Work required: Copy whichever lines contain the string "this".

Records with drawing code
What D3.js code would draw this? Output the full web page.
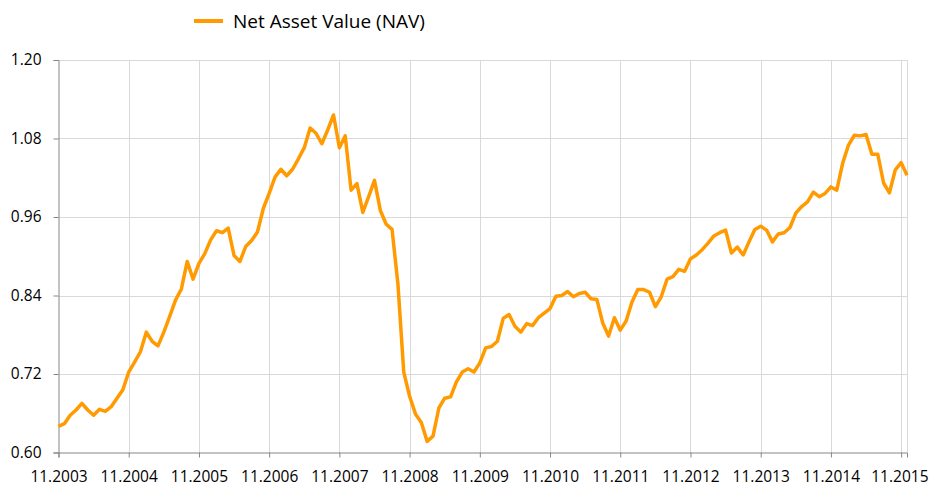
<!DOCTYPE html>
<html>
<head>
<meta charset="utf-8">
<script src="https://cdn.jsdelivr.net/npm/d3@7"></script>
<style>
  body { margin: 0; background: #fff; }
  svg text { font-family: "Open Sans", "Noto Sans", sans-serif; fill: #000; }
</style>
</head>
<body>
<div id="chart"></div>
<script>
// monthly NAV, 11.2003 .. 12.2015
const seriesName = 'Net Asset Value (NAV)';
const navValues = [
  0.640, 0.644, 0.657, 0.665, 0.675, 0.665, 0.657, 0.666, 0.663, 0.670, 0.683, 0.696,
  0.723, 0.738, 0.754, 0.784, 0.770, 0.763, 0.784, 0.808, 0.833, 0.850, 0.892, 0.865,
  0.889, 0.904, 0.925, 0.939, 0.936, 0.943, 0.901, 0.892, 0.915, 0.924, 0.937, 0.973,
  0.996, 1.021, 1.033, 1.023, 1.033, 1.049, 1.066, 1.096, 1.088, 1.072, 1.093, 1.116,
  1.066, 1.084, 1.001, 1.011, 0.967, 0.991, 1.016, 0.970, 0.949, 0.941, 0.858, 0.723,
  0.686, 0.659, 0.646, 0.617, 0.625, 0.668, 0.683, 0.685, 0.708, 0.723, 0.728, 0.723,
  0.737, 0.760, 0.762, 0.770, 0.805, 0.811, 0.793, 0.784, 0.797, 0.794, 0.806, 0.813,
  0.820, 0.839, 0.840, 0.846, 0.838, 0.843, 0.845, 0.835, 0.834, 0.798, 0.778, 0.806,
  0.787, 0.801, 0.830, 0.849, 0.849, 0.845, 0.823, 0.838, 0.865, 0.869, 0.880, 0.877,
  0.896, 0.902, 0.910, 0.920, 0.931, 0.936, 0.940, 0.905, 0.914, 0.902, 0.922, 0.941,
  0.946, 0.940, 0.922, 0.934, 0.936, 0.944, 0.966, 0.976, 0.983, 0.998, 0.991, 0.996,
  1.006, 1.001, 1.042, 1.070, 1.085, 1.084, 1.086, 1.056, 1.056, 1.012, 0.997, 1.032,
  1.043, 1.024
];
const xTickLabels = ['11.2003', '11.2004', '11.2005', '11.2006', '11.2007', '11.2008', '11.2009',
  '11.2010', '11.2011', '11.2012', '11.2013', '11.2014', '11.2015'];
const yTicks = [0.60, 0.72, 0.84, 0.96, 1.08, 1.20];

const width = 929, height = 488;
const plot = {left: 58.5, right: 907, top: 60, bottom: 452.5};

const svg = d3.select('#chart').append('svg')
  .attr('width', width)
  .attr('height', height);

const x = d3.scaleLinear()
  .domain([0, navValues.length - 1])
  .range([plot.left, plot.right]);

const y = d3.scaleLinear()
  .domain([0.6, 1.2])
  .range([plot.bottom, plot.top]);

const xTickIdx = xTickLabels.map((d, i) => i * 12);

// MARK: - grid

svg.append('g').selectAll('line.h')
  .data(yTicks.slice(1))
  .join('line')
  .attr('x1', plot.left).attr('x2', plot.right)
  .attr('y1', d => Math.round(y(d)) + 0.5).attr('y2', d => Math.round(y(d)) + 0.5)
  .attr('stroke', '#d9d9d9').attr('stroke-width', 1);

svg.append('g').selectAll('line.v')
  .data(xTickIdx.slice(1).concat([navValues.length - 1]))
  .join('line')
  .attr('x1', d => Math.round(x(d)) + 0.5).attr('x2', d => Math.round(x(d)) + 0.5)
  .attr('y1', plot.top).attr('y2', plot.bottom)
  .attr('stroke', '#d9d9d9').attr('stroke-width', 1);

// MARK: - axes

const yAxis = svg.append('g')
  .attr('transform', `translate(${plot.left},0)`)
  .call(d3.axisLeft(y).tickValues(yTicks).tickFormat(d3.format('.2f')).tickSize(5).tickPadding(12));
yAxis.select('.domain').attr('stroke', '#868686');
yAxis.selectAll('.tick line').attr('stroke', '#868686');
yAxis.selectAll('text').attr('font-size', 15.5).attr('fill', '#000');

const xAxis = svg.append('g')
  .attr('transform', `translate(0,${plot.bottom})`)
  .call(d3.axisBottom(x).tickValues(xTickIdx).tickFormat((d, i) => xTickLabels[i]).tickSize(5).tickPadding(13));
xAxis.select('.domain').attr('stroke', '#868686');
xAxis.selectAll('.tick line').attr('stroke', '#868686');
xAxis.selectAll('text').attr('font-size', 15.5).attr('fill', '#000');
// keep the last label inside the frame
xAxis.selectAll('.tick text').filter((d, i, n) => i === n.length - 1)
  .attr('text-anchor', 'end')
  .attr('x', width - 1 - x(xTickIdx[xTickIdx.length - 1]));

// MARK: - series

const line = d3.line()
  .x((d, i) => x(i))
  .y(d => y(d));

svg.append('path')
  .datum(navValues)
  .attr('fill', 'none')
  .attr('stroke', '#ff9a00')
  .attr('stroke-width', 3.5)
  .attr('stroke-linejoin', 'round')
  .attr('d', line);

// MARK: - legend

const legend = svg.append('g').attr('transform', 'translate(194,21)');
legend.append('line')
  .attr('x1', 0).attr('x2', 29)
  .attr('y1', 0).attr('y2', 0)
  .attr('stroke', '#ff9a00').attr('stroke-width', 4);
legend.append('text')
  .attr('x', 39).attr('y', 0)
  .attr('dy', '0.35em')
  .attr('font-size', 19)
  .text(seriesName);
</script>
</body>
</html>
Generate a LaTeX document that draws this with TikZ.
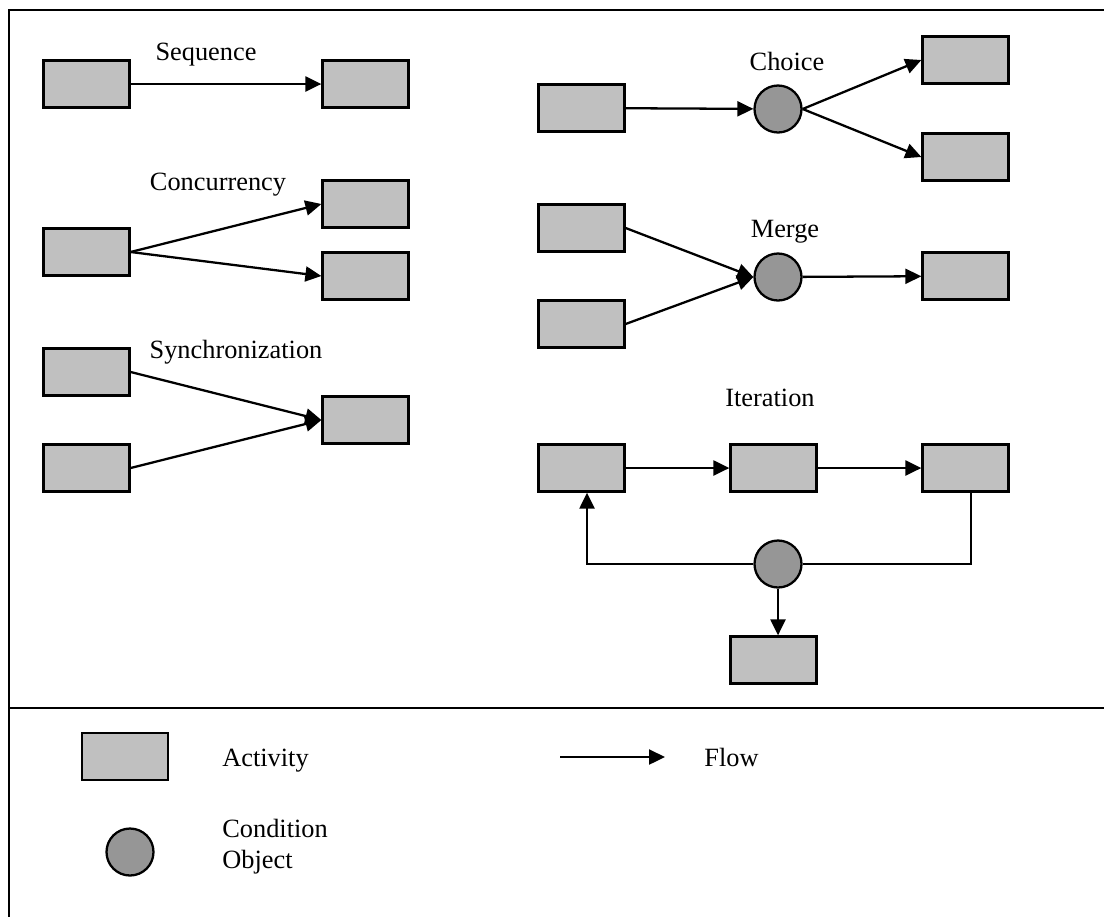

Response below:
What D3.js code would draw this? Output the full web page.
Generate a LaTeX document that draws this with TikZ.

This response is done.